- **TO DO**
Skip all pictures, then copy the lines from the start of the data through the line with "yticks = [-0.08, -0.04, 0.0, 0.04]", keeping both ends.

*** DATA EXTRACT

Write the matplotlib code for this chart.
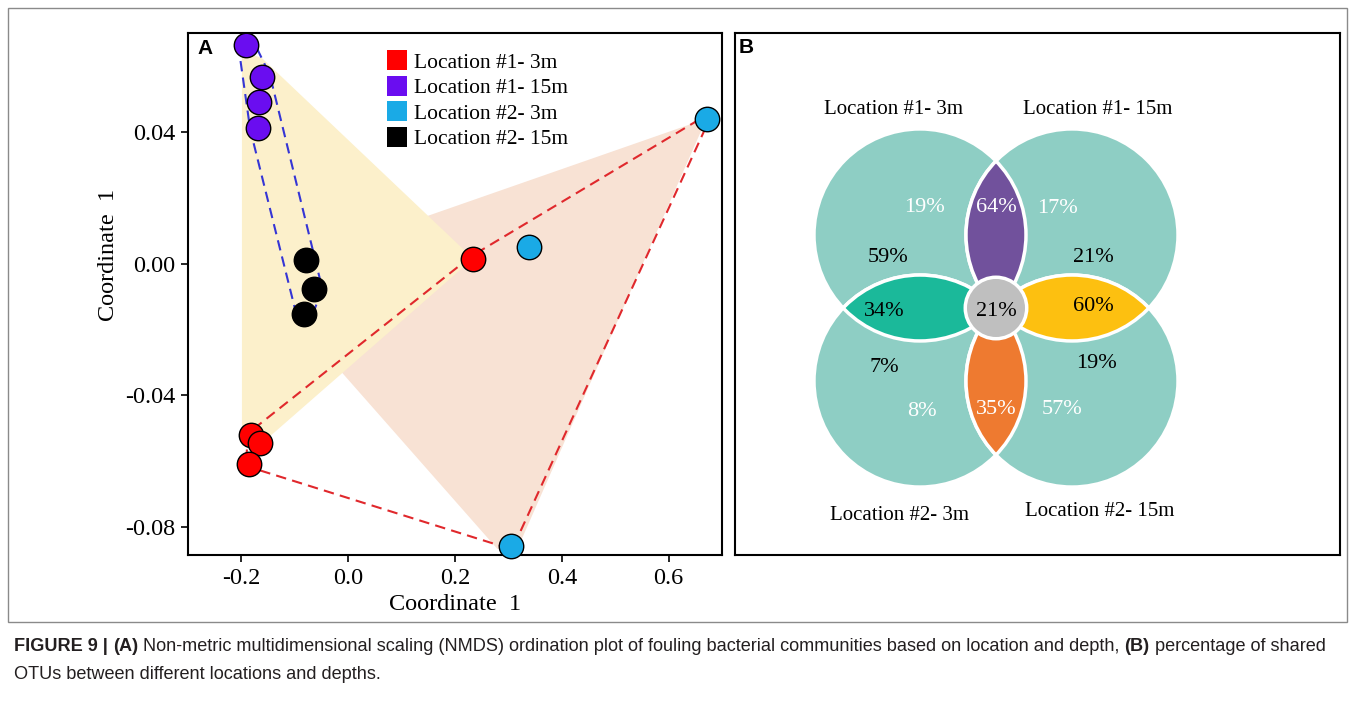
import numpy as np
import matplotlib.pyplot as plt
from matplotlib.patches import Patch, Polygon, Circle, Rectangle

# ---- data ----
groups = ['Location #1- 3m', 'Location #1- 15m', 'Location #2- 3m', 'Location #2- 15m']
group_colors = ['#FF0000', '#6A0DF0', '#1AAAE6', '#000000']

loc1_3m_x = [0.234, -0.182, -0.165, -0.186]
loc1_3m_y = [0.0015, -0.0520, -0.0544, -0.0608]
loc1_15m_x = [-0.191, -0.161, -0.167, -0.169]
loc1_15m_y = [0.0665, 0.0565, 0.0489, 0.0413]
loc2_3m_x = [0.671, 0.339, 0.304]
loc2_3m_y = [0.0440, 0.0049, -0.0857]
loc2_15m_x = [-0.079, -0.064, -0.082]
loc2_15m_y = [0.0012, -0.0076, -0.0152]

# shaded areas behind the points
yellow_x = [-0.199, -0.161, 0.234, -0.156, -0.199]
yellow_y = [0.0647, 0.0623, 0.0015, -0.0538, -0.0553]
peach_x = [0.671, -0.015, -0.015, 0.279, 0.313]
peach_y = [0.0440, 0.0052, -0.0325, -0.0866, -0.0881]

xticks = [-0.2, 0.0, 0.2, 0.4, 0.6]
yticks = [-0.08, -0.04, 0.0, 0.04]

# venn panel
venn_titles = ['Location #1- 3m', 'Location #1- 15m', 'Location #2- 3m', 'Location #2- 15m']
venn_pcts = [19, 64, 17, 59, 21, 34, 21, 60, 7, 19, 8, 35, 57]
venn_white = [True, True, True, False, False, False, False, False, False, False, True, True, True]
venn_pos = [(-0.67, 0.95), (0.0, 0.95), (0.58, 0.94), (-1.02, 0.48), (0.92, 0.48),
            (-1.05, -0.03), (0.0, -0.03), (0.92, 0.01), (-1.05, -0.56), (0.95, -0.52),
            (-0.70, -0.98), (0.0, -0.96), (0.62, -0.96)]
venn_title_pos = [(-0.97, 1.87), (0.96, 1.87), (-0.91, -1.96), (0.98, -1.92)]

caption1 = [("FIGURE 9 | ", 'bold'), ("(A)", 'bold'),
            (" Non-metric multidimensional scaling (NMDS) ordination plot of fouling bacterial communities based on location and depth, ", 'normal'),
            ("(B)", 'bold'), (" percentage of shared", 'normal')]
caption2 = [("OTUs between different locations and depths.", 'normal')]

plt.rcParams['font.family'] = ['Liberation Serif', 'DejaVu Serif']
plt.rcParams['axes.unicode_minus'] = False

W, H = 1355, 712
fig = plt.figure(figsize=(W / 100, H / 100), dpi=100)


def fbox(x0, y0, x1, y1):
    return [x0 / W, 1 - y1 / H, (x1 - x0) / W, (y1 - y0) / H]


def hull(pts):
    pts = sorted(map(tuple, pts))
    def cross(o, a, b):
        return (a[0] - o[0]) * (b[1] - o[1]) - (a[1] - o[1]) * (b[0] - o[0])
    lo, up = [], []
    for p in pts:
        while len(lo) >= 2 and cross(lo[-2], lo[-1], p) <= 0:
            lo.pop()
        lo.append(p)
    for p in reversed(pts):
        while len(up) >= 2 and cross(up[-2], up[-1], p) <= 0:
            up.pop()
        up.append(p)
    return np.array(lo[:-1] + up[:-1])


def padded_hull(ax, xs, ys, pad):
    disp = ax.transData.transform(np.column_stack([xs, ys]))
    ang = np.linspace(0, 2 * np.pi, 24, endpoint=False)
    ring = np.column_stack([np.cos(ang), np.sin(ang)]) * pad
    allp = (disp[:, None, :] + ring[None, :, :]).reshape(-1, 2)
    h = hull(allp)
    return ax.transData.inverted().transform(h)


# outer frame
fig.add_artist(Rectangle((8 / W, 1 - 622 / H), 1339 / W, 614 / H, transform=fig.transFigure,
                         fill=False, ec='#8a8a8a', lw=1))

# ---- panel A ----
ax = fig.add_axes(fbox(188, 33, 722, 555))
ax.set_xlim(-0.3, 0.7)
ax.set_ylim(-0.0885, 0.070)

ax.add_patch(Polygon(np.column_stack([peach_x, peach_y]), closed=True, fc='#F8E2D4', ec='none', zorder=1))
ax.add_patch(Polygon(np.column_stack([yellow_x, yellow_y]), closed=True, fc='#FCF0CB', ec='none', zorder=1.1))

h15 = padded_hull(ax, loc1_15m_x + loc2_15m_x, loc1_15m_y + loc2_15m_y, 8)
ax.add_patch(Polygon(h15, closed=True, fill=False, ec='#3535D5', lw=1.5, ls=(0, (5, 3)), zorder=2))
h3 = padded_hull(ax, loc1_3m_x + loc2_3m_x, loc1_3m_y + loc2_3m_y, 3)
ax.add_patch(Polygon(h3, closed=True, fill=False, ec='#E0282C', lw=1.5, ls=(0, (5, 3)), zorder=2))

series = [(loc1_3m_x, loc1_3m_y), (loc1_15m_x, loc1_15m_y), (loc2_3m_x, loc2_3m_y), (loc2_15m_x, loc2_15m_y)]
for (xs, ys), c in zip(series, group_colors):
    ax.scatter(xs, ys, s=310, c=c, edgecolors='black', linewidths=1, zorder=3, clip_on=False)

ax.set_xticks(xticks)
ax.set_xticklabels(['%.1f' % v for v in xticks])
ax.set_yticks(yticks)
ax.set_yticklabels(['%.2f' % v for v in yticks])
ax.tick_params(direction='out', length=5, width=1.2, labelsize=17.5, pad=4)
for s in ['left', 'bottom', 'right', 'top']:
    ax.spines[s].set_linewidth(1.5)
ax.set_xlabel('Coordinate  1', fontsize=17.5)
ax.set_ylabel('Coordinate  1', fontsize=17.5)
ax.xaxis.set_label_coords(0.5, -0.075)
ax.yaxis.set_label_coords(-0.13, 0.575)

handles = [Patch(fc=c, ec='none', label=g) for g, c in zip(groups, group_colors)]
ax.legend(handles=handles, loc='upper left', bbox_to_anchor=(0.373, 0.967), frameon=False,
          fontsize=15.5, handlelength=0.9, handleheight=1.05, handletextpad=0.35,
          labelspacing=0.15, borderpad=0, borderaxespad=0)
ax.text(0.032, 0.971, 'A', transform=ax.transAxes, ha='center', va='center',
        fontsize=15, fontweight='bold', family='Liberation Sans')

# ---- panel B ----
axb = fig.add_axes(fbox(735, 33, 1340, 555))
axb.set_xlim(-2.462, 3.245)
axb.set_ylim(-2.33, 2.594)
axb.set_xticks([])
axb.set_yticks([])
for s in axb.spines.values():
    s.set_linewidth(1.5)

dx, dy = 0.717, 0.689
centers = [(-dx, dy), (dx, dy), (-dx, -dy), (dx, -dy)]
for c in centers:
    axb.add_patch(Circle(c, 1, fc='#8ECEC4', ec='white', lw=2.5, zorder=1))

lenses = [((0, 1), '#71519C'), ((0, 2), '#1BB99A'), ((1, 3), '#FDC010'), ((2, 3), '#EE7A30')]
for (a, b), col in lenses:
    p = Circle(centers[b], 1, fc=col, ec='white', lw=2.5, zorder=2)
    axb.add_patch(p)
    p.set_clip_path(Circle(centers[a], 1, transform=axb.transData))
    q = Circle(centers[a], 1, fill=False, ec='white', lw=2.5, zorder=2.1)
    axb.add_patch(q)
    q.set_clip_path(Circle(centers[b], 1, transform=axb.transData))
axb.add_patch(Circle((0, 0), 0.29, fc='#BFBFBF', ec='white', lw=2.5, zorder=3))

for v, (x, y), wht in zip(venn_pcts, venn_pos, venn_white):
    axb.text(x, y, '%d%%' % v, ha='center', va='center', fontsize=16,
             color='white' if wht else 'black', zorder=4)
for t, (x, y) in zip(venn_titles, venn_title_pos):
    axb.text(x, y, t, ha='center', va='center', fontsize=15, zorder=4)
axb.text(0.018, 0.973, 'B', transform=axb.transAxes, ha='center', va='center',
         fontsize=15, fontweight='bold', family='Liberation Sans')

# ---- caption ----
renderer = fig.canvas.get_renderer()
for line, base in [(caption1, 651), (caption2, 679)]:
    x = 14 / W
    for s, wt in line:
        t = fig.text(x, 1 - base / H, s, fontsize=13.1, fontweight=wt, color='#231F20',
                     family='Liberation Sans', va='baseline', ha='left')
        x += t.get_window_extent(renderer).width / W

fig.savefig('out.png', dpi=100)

******

- **COMPLETED TASK**
Write the matplotlib code for this chart.
import numpy as np
import matplotlib.pyplot as plt
from matplotlib.patches import Patch, Polygon, Circle, Rectangle

# ---- data ----
groups = ['Location #1- 3m', 'Location #1- 15m', 'Location #2- 3m', 'Location #2- 15m']
group_colors = ['#FF0000', '#6A0DF0', '#1AAAE6', '#000000']

loc1_3m_x = [0.234, -0.182, -0.165, -0.186]
loc1_3m_y = [0.0015, -0.0520, -0.0544, -0.0608]
loc1_15m_x = [-0.191, -0.161, -0.167, -0.169]
loc1_15m_y = [0.0665, 0.0565, 0.0489, 0.0413]
loc2_3m_x = [0.671, 0.339, 0.304]
loc2_3m_y = [0.0440, 0.0049, -0.0857]
loc2_15m_x = [-0.079, -0.064, -0.082]
loc2_15m_y = [0.0012, -0.0076, -0.0152]

# shaded areas behind the points
yellow_x = [-0.199, -0.161, 0.234, -0.156, -0.199]
yellow_y = [0.0647, 0.0623, 0.0015, -0.0538, -0.0553]
peach_x = [0.671, -0.015, -0.015, 0.279, 0.313]
peach_y = [0.0440, 0.0052, -0.0325, -0.0866, -0.0881]

xticks = [-0.2, 0.0, 0.2, 0.4, 0.6]
yticks = [-0.08, -0.04, 0.0, 0.04]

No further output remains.